Basic Information
Théodore Géricault was a French artist, known for his works in the medium of painting and lithography, mostly in the style known as Romanticism. He lived from 1791 to 1824. Much of his artwork had military themes.
His most famous work is Raft of the Medusa, an epic painting detailing the fates of the crew and passengers of The Medusa, a ship that wrecked in 1816. Nearly 150 people were set adrift on a makeshift raft when The Medusa went down, and only 15 of them survived, after having to resort to cannibalism. The sinking was a national disgrace, and an international scandal. Many attributed the wreck to the French Captain acting under the authority of the recently restored French Monarchy.
Later, Gericault painted a series of portraits of 10 insane people, each with a different form of insanity. The subjects of his paintings were the patients of his friend Dr Etienne-Jean Georget. These included portraits of a kidnapper, a kleptomaniac, a gambling addict, and a woman "consumed with envy". Only 5 of the 10 paintings have survived to the modern era.
He also painted still-lifes of severed heads and limbs.
At the time of his death, Gericault was working on additional epic works, reminiscent of his Raft of the Medusa. These new compositions focused on the Spanish Inquisition, and the African Slave Trade.
Sources
Game and Story Use
- With the portraits of mental patients and severed limbs, Gericault seems like a natural character for any supernatural horror game set in the 1800s. Unfortunately, he died while Edgar Allen Poe was only 15, but if you play loose with the calendar, you might contrive a way to make them both feel at home in the same setting.
- Games set after that era, could easily use his works as reference materials, or as part of a sinister backstory.
- In a Cthulhu-esque game, his now-lost portraits of the insane might have unsettling effects on those who view them. Only the less harmful works might be known publicly to have survived, and the disturbing ones are in some collector's vault, or a back room at the Louvre.
- There's an odd humor in the notion that pictures of the Romantic movement might have some sinister power or backstory. Many of his lesser works put a heroic or pretty face on what would in real life be very traumatic.
- Perhaps his paintings might have a reverse Dorian Grey effect, dragging the madness out of the subject and imprisoning it in canvas. Destroying one might be a really bad idea.
- The Medusa is certainly an interesting name for a ship, isn't it? In the real world, it's a harmless classical reference, but in an RPG it may have a more sinister meaning.
- What caused the disaster, and are there clues to it hidden in Gericault's work?
- Was the ship attacked by a kraken/titan/cetus, a la Perseus and Andromeda and the head of Medusa?
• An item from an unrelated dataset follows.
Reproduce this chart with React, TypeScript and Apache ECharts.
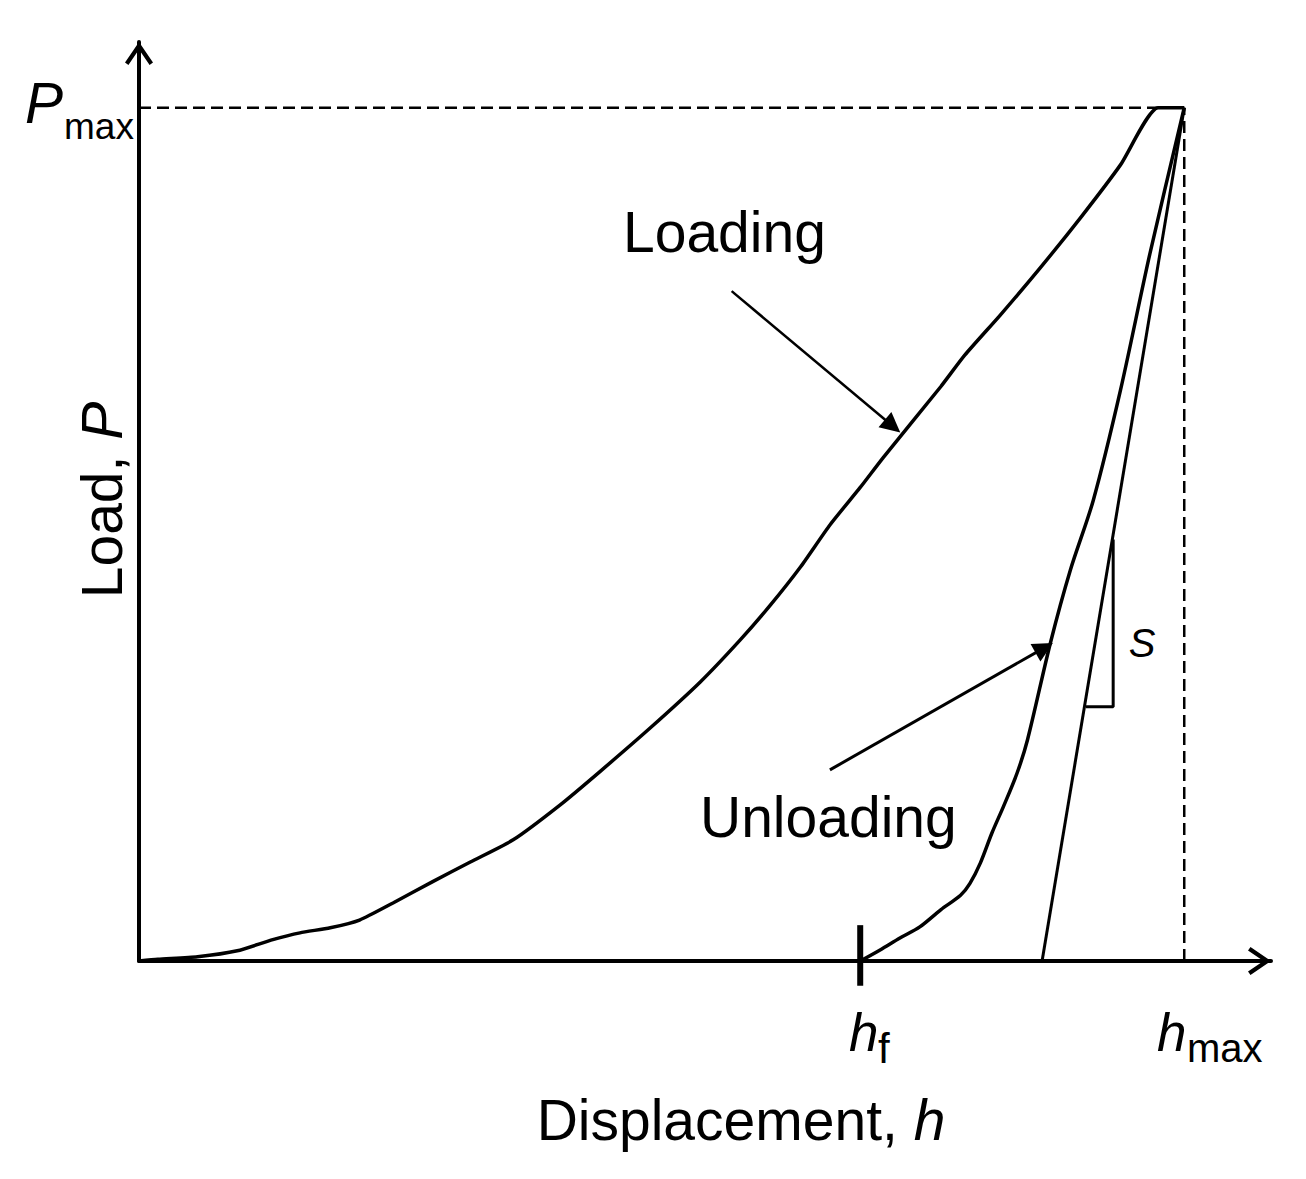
import React, { useEffect, useRef } from "react";
import * as echarts from "echarts";

// Normalised units: h / hmax and P / Pmax
const LOAD_H = [0, 0.018, 0.056, 0.094, 0.128, 0.154, 0.183, 0.211, 0.243, 0.281, 0.317, 0.358, 0.403, 0.441, 0.489, 0.537, 0.575, 0.604, 0.633, 0.661, 0.690, 0.712, 0.767, 0.790, 0.824, 0.862, 0.902, 0.939, 0.975, 1.0];
const LOAD_P = [0, 0.002, 0.005, 0.012, 0.025, 0.033, 0.039, 0.048, 0.068, 0.093, 0.116, 0.142, 0.183, 0.222, 0.273, 0.327, 0.376, 0.417, 0.462, 0.511, 0.555, 0.590, 0.673, 0.710, 0.757, 0.812, 0.873, 0.933, 1.0, 1.0];

const UNLOAD_H = [0.690, 0.709, 0.728, 0.747, 0.767, 0.786, 0.795, 0.805, 0.816, 0.827, 0.840, 0.850, 0.872, 0.891, 0.913, 0.939, 0.967, 1.0];
const UNLOAD_P = [0, 0.013, 0.027, 0.040, 0.060, 0.077, 0.091, 0.115, 0.150, 0.181, 0.220, 0.259, 0.373, 0.458, 0.540, 0.669, 0.828, 1.0];

const TANGENT_H = [0.864, 1.0];
const TANGENT_P = [0, 1.0];

const S_TRI_H = [0.906, 0.932, 0.932];
const S_TRI_P = [0.298, 0.298, 0.494];

const H_F = 0.690;
const H_MAX = 1.0;
const P_MAX = 1.0;
const X_MAX = 1.083;
const Y_MAX = 1.077;

const LOADING_ARROW = [[0.567, 0.785], [0.721, 0.627]];
const UNLOADING_ARROW = [[0.661, 0.224], [0.866, 0.367]];

const FONT = "'Liberation Sans', Arial, sans-serif";
const CHEVRON = "path://M14 0 L28 20.5 L24.6 23 L14 7.5 L3.4 23 L0 20.5 Z";

const zip = (a: number[], b: number[]) => a.map((v, i) => [v, b[i]]);

export default function App() {
  const ref = useRef<HTMLDivElement>(null);
  useEffect(() => {
    if (!ref.current) return;
    const chart = echarts.init(ref.current, null, { renderer: "svg" });
    const black = "#000";
    const plain = (data: number[][], width: number, extra: any = {}, lineType: any = "solid") => ({
      type: "line",
      data,
      symbol: "none",
      silent: true,
      clip: false,
      lineStyle: { color: black, width, type: lineType },
      ...extra,
    });
    const arrowLine = (pts: number[][], width: number) => ({
      type: "line",
      data: [],
      silent: true,
      markLine: {
        silent: true,
        symbol: ["none", "triangle"],
        symbolSize: 20,
        label: { show: false },
        emphasis: { disabled: true },
        lineStyle: { color: black, width, type: "solid" },
        data: [[{ coord: pts[0] }, { coord: pts[1] }]],
      },
    });
    const axisCommon = {
      type: "value",
      min: 0,
      axisLine: {
        show: true,
        onZero: false,
        symbol: ["none", CHEVRON],
        symbolSize: [28, 23],
        symbolOffset: [0, -11.5],
        lineStyle: { color: black, width: 4 },
      },
      axisTick: { show: false },
      axisLabel: { show: false },
      splitLine: { show: false },
    };
    chart.setOption({
      animation: false,
      backgroundColor: "#fff",
      grid: { left: 139, right: 35, top: 42, bottom: 218 },
      xAxis: { ...axisCommon, max: X_MAX },
      yAxis: { ...axisCommon, max: Y_MAX },
      series: [
        plain([[0, P_MAX], [H_MAX, P_MAX]], 2.5, {}, [12, 6]),
        plain([[H_MAX, 0], [H_MAX, P_MAX]], 2.5, {}, [12, 6]),
        plain(zip(LOAD_H, LOAD_P), 3.5, { smooth: 0.2 }),
        plain(zip(UNLOAD_H, UNLOAD_P), 3.5, { smooth: 0.3 }),
        plain(zip(TANGENT_H, TANGENT_P), 3),
        plain(zip(S_TRI_H, S_TRI_P), 3),
        plain([[H_F, 0.042], [H_F, -0.029]], 6),
        arrowLine(LOADING_ARROW, 2.5),
        arrowLine(UNLOADING_ARROW, 3),
      ],
      graphic: [
        { type: "text", x: 623, y: 232, style: { text: "Loading", font: `57px ${FONT}`, fill: black, align: "left", verticalAlign: "middle" } },
        { type: "text", x: 700, y: 817, style: { text: "Unloading", font: `57px ${FONT}`, fill: black, align: "left", verticalAlign: "middle" } },
        {
          type: "text", x: 741, y: 1120,
          style: {
            text: "{a|Displacement, }{b|h}", align: "center", verticalAlign: "middle",
            rich: {
              a: { fontFamily: FONT, fontSize: 57, fill: black },
              b: { fontFamily: FONT, fontSize: 57, fontStyle: "italic", fill: black },
            },
          },
        },
        {
          type: "text", x: 102, y: 500, rotation: Math.PI / 2,
          style: {
            text: "{a|Load, }{b|P}", align: "center", verticalAlign: "middle",
            rich: {
              a: { fontFamily: FONT, fontSize: 57, fill: black },
              b: { fontFamily: FONT, fontSize: 57, fontStyle: "italic", fill: black },
            },
          },
        },
        { type: "text", x: 25, y: 103, style: { text: "P", font: `italic 57px ${FONT}`, fill: black, align: "left", verticalAlign: "middle" } },
        { type: "text", x: 64, y: 126, style: { text: "max", font: `37px ${FONT}`, fill: black, align: "left", verticalAlign: "middle" } },
        { type: "text", x: 849, y: 1032, style: { text: "h", font: `italic 53px ${FONT}`, fill: black, align: "left", verticalAlign: "middle" } },
        { type: "text", x: 878, y: 1048, style: { text: "f", font: `42px ${FONT}`, fill: black, align: "left", verticalAlign: "middle" } },
        { type: "text", x: 1157, y: 1032, style: { text: "h", font: `italic 53px ${FONT}`, fill: black, align: "left", verticalAlign: "middle" } },
        { type: "text", x: 1187, y: 1048, style: { text: "max", font: `40px ${FONT}`, fill: black, align: "left", verticalAlign: "middle" } },
        { type: "text", x: 1142, y: 643, style: { text: "S", font: `italic 40px ${FONT}`, fill: black, align: "center", verticalAlign: "middle" } },
      ],
    });
    return () => chart.dispose();
  }, []);
  return (
    <div
      ref={ref}
      style={{ position: "absolute", left: 0, top: 0, width: 1306, height: 1179, background: "#fff" }}
    />
  );
}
Did it break apart on rocks, because of some sort of petrification? Would the Medusa have made it home safe if only they'd put it under the protection of a gorgoneion? Was there a coded myth blending into a prophecy?
- What caused the disaster, and are there clues to it hidden in Gericault's work?
- He died of tubercular infection, but in an RPG setting, it could be that someone killed him to prevent the completion of his final works, one of which was called "Opening The Doors of the Spanish Inquisition".
- The Raft of the Medusa is loaded with symbolism and meaning, so it could be featured in an art collection, auction, or art heist as a corroborating detail to reinforce your story themes about the failure, incompetence, or malfeasance of a captain or other representative agent of a government. (Like it did when it recently appeared on-screen during episode 5 of Falcon & The Winter Soldier.) Or, you know, to foreshadow an upcoming subplot about a sinking ship, or some other terrible disaster scenario, maybe even a donner party sort of situation. It's got a lot of history and significance, and a cool enough name to catch your players attention and possibly inspire them to go look it up on wikipedia.
- If your game is set in the right era, you might have the PCs end up on the Medusa, or have a character in the game whose backstory was surviving that, or maybe a raft of dead bodies washes up not far from the campaign. 1816 is also the year they called "Eighteen Hundred and Froze To Death", so there's a number of terrifying elements to play into a horror story set therein.